If you need to work with a pre Linux 3.13 kernel, you will need to become better acquainted with vga_switcheroo, so that you can enable and disable the discrete GPU.

You can check the current status of both GPUs using the command:

sudo cat /sys/kernel/debug/vgaswitcheroo/switch

For me this generates output like this:

1:DIS: :DynOff:0000:01:00.0

but on earlier kernels that don’t have dynamic power management, you would instead see something like this:

1:DIS: :Off:0000:01:00.0

With such kernels, you can enable the discrete GPU with the command:

sudo echo ON > /sys/kernel/debug/vgaswitcheroo/switch

and disable it with the command:

sudo echo OFF > /sys/kernel/debug/vgaswitcheroo/switch

vga_switcheroo also has commands (e.g. IGD and DIS) to switch which GPU will act as the primary GPU, but these commands can only be used after it has become available, yet before the boot-splash (e.g. Plymouth) or the display-manager (e.g. LightDM) have started. This offers almost no opportunity to actually configure it, since even the rc.local script (which is run before the display-manager has started) is run while the boot-splash is running.

Additionally, for many, the Nouveau driver doesn’t work when configured as the primary GPU, and users instead see a black or frozen screen when attempting to configure it this way. If you’d still like to at least see if your laptop works when you make Nvidia the primary GPU, you’ll find these instructions really helpful.

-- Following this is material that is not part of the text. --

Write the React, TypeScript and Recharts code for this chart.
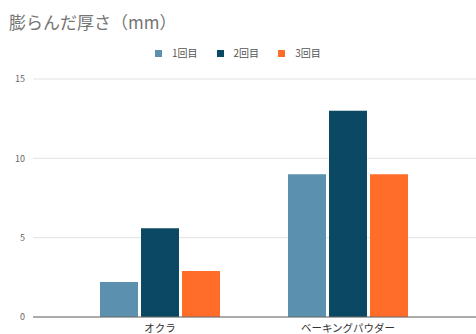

If you’ve read this far then I hope you’ve found all of this information useful, even if you still didn’t manage to achieve the multi-monitor set-up you’ve been looking for. Although we seem to have gone backwards in some respects (the Gnome 3.10 regression and the Ubuntu 14.10 Optimus regression), there have been more positive steps forward, and things look set to keep getting better.

After lots of searching, I’ve finally found a workable solution that works for me, and hopefully you’re able to find the same.